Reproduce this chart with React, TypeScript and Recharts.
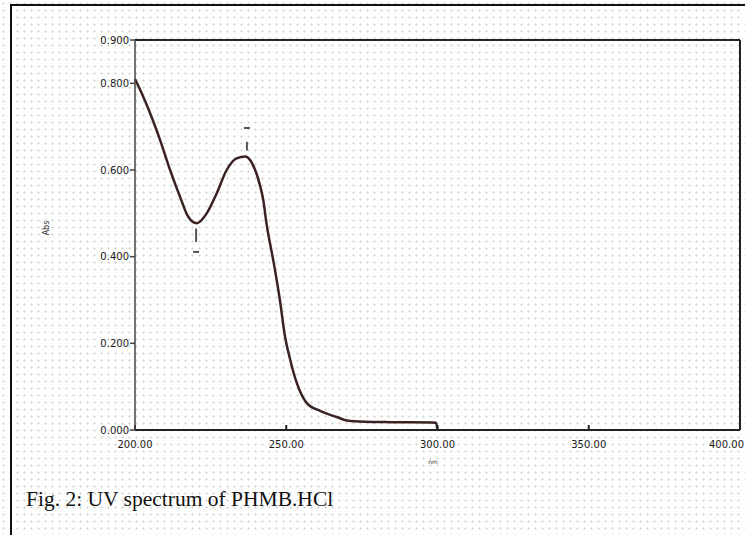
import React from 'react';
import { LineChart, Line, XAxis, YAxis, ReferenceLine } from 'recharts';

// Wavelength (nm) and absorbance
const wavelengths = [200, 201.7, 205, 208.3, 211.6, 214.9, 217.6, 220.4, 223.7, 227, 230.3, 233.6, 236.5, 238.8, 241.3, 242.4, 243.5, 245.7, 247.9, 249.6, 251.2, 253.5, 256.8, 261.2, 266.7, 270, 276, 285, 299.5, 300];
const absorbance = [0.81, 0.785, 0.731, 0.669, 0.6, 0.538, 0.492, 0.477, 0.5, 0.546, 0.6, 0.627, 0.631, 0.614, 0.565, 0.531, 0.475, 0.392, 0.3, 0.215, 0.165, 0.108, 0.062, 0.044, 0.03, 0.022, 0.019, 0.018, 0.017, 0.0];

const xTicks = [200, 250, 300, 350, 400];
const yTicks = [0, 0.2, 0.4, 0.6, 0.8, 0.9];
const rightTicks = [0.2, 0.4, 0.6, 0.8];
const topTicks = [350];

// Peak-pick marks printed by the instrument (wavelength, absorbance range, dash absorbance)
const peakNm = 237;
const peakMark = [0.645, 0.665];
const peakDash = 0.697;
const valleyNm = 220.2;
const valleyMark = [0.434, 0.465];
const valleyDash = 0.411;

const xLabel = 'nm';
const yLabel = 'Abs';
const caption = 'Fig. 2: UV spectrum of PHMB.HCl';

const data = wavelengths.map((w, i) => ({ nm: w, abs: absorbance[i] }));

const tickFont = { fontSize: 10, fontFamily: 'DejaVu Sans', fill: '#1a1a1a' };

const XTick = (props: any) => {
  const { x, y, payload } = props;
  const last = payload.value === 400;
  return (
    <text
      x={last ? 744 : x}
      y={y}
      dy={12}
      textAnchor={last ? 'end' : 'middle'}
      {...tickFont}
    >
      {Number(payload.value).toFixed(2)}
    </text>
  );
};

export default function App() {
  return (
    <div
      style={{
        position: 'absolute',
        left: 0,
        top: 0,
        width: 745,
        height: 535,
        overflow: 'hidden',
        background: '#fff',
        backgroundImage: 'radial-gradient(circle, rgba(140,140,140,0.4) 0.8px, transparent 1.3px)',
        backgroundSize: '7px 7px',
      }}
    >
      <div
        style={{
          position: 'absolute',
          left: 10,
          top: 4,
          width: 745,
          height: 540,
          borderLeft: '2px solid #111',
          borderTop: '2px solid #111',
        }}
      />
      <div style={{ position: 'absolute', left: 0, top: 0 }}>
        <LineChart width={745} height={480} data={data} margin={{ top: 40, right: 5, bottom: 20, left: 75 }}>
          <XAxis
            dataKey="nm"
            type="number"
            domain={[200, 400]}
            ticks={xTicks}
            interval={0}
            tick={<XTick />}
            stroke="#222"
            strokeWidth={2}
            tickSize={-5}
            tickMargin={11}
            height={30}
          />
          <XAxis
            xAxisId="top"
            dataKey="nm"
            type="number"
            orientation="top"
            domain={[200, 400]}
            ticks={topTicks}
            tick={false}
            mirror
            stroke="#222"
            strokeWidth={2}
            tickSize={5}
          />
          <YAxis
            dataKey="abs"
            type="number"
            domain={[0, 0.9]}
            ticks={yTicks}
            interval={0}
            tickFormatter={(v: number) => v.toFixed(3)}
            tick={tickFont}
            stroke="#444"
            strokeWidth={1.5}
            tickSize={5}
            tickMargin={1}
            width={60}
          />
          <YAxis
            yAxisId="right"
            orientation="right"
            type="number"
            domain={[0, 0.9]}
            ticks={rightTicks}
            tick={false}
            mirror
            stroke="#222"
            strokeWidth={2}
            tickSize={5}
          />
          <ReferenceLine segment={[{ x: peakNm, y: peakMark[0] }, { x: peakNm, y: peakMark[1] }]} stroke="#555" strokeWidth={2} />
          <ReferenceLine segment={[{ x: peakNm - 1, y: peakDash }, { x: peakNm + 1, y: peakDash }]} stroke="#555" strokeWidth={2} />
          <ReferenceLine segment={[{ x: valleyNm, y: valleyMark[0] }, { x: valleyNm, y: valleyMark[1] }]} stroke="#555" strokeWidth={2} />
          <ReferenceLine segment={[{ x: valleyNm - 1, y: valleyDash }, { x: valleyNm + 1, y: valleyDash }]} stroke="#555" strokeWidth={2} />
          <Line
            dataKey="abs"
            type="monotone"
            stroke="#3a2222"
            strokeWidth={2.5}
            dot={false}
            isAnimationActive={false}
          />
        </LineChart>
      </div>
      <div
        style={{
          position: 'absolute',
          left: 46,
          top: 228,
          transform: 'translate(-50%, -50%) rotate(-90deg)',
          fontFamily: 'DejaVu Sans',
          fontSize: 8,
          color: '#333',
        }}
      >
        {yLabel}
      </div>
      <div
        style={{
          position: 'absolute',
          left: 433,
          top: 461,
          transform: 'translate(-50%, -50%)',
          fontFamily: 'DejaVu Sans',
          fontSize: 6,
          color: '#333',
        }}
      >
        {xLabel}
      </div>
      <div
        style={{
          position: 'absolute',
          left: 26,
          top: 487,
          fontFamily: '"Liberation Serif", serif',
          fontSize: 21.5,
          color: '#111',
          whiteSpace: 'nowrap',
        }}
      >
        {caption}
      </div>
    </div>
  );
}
◇ ◇ ◇ ◇ ◇
• **Problem to work on**
Retype everything in the material word for word, minus pictures.

• **Response to this task**
Reproduce this chart with React, TypeScript and Recharts.
import React from 'react';
import { LineChart, Line, XAxis, YAxis, ReferenceLine } from 'recharts';

// Wavelength (nm) and absorbance
const wavelengths = [200, 201.7, 205, 208.3, 211.6, 214.9, 217.6, 220.4, 223.7, 227, 230.3, 233.6, 236.5, 238.8, 241.3, 242.4, 243.5, 245.7, 247.9, 249.6, 251.2, 253.5, 256.8, 261.2, 266.7, 270, 276, 285, 299.5, 300];
const absorbance = [0.81, 0.785, 0.731, 0.669, 0.6, 0.538, 0.492, 0.477, 0.5, 0.546, 0.6, 0.627, 0.631, 0.614, 0.565, 0.531, 0.475, 0.392, 0.3, 0.215, 0.165, 0.108, 0.062, 0.044, 0.03, 0.022, 0.019, 0.018, 0.017, 0.0];

const xTicks = [200, 250, 300, 350, 400];
const yTicks = [0, 0.2, 0.4, 0.6, 0.8, 0.9];
const rightTicks = [0.2, 0.4, 0.6, 0.8];
const topTicks = [350];

// Peak-pick marks printed by the instrument (wavelength, absorbance range, dash absorbance)
const peakNm = 237;
const peakMark = [0.645, 0.665];
const peakDash = 0.697;
const valleyNm = 220.2;
const valleyMark = [0.434, 0.465];
const valleyDash = 0.411;

const xLabel = 'nm';
const yLabel = 'Abs';
const caption = 'Fig. 2: UV spectrum of PHMB.HCl';

const data = wavelengths.map((w, i) => ({ nm: w, abs: absorbance[i] }));

const tickFont = { fontSize: 10, fontFamily: 'DejaVu Sans', fill: '#1a1a1a' };

const XTick = (props: any) => {
  const { x, y, payload } = props;
  const last = payload.value === 400;
  return (
    <text
      x={last ? 744 : x}
      y={y}
      dy={12}
      textAnchor={last ? 'end' : 'middle'}
      {...tickFont}
    >
      {Number(payload.value).toFixed(2)}
    </text>
  );
};

export default function App() {
  return (
    <div
      style={{
        position: 'absolute',
        left: 0,
        top: 0,
        width: 745,
        height: 535,
        overflow: 'hidden',
        background: '#fff',
        backgroundImage: 'radial-gradient(circle, rgba(140,140,140,0.4) 0.8px, transparent 1.3px)',
        backgroundSize: '7px 7px',
      }}
    >
      <div
        style={{
          position: 'absolute',
          left: 10,
          top: 4,
          width: 745,
          height: 540,
          borderLeft: '2px solid #111',
          borderTop: '2px solid #111',
        }}
      />
      <div style={{ position: 'absolute', left: 0, top: 0 }}>
        <LineChart width={745} height={480} data={data} margin={{ top: 40, right: 5, bottom: 20, left: 75 }}>
          <XAxis
            dataKey="nm"
            type="number"
            domain={[200, 400]}
            ticks={xTicks}
            interval={0}
            tick={<XTick />}
            stroke="#222"
            strokeWidth={2}
            tickSize={-5}
            tickMargin={11}
            height={30}
          />
          <XAxis
            xAxisId="top"
            dataKey="nm"
            type="number"
            orientation="top"
            domain={[200, 400]}
            ticks={topTicks}
            tick={false}
            mirror
            stroke="#222"
            strokeWidth={2}
            tickSize={5}
          />
          <YAxis
            dataKey="abs"
            type="number"
            domain={[0, 0.9]}
            ticks={yTicks}
            interval={0}
            tickFormatter={(v: number) => v.toFixed(3)}
            tick={tickFont}
            stroke="#444"
            strokeWidth={1.5}
            tickSize={5}
            tickMargin={1}
            width={60}
          />
          <YAxis
            yAxisId="right"
            orientation="right"
            type="number"
            domain={[0, 0.9]}
            ticks={rightTicks}
            tick={false}
            mirror
            stroke="#222"
            strokeWidth={2}
            tickSize={5}
          />
          <ReferenceLine segment={[{ x: peakNm, y: peakMark[0] }, { x: peakNm, y: peakMark[1] }]} stroke="#555" strokeWidth={2} />
          <ReferenceLine segment={[{ x: peakNm - 1, y: peakDash }, { x: peakNm + 1, y: peakDash }]} stroke="#555" strokeWidth={2} />
          <ReferenceLine segment={[{ x: valleyNm, y: valleyMark[0] }, { x: valleyNm, y: valleyMark[1] }]} stroke="#555" strokeWidth={2} />
          <ReferenceLine segment={[{ x: valleyNm - 1, y: valleyDash }, { x: valleyNm + 1, y: valleyDash }]} stroke="#555" strokeWidth={2} />
          <Line
            dataKey="abs"
            type="monotone"
            stroke="#3a2222"
            strokeWidth={2.5}
            dot={false}
            isAnimationActive={false}
          />
        </LineChart>
      </div>
      <div
        style={{
          position: 'absolute',
          left: 46,
          top: 228,
          transform: 'translate(-50%, -50%) rotate(-90deg)',
          fontFamily: 'DejaVu Sans',
          fontSize: 8,
          color: '#333',
        }}
      >
        {yLabel}
      </div>
      <div
        style={{
          position: 'absolute',
          left: 433,
          top: 461,
          transform: 'translate(-50%, -50%)',
          fontFamily: 'DejaVu Sans',
          fontSize: 6,
          color: '#333',
        }}
      >
        {xLabel}
      </div>
      <div
        style={{
          position: 'absolute',
          left: 26,
          top: 487,
          fontFamily: '"Liberation Serif", serif',
          fontSize: 21.5,
          color: '#111',
          whiteSpace: 'nowrap',
        }}
      >
        {caption}
      </div>
    </div>
  );
}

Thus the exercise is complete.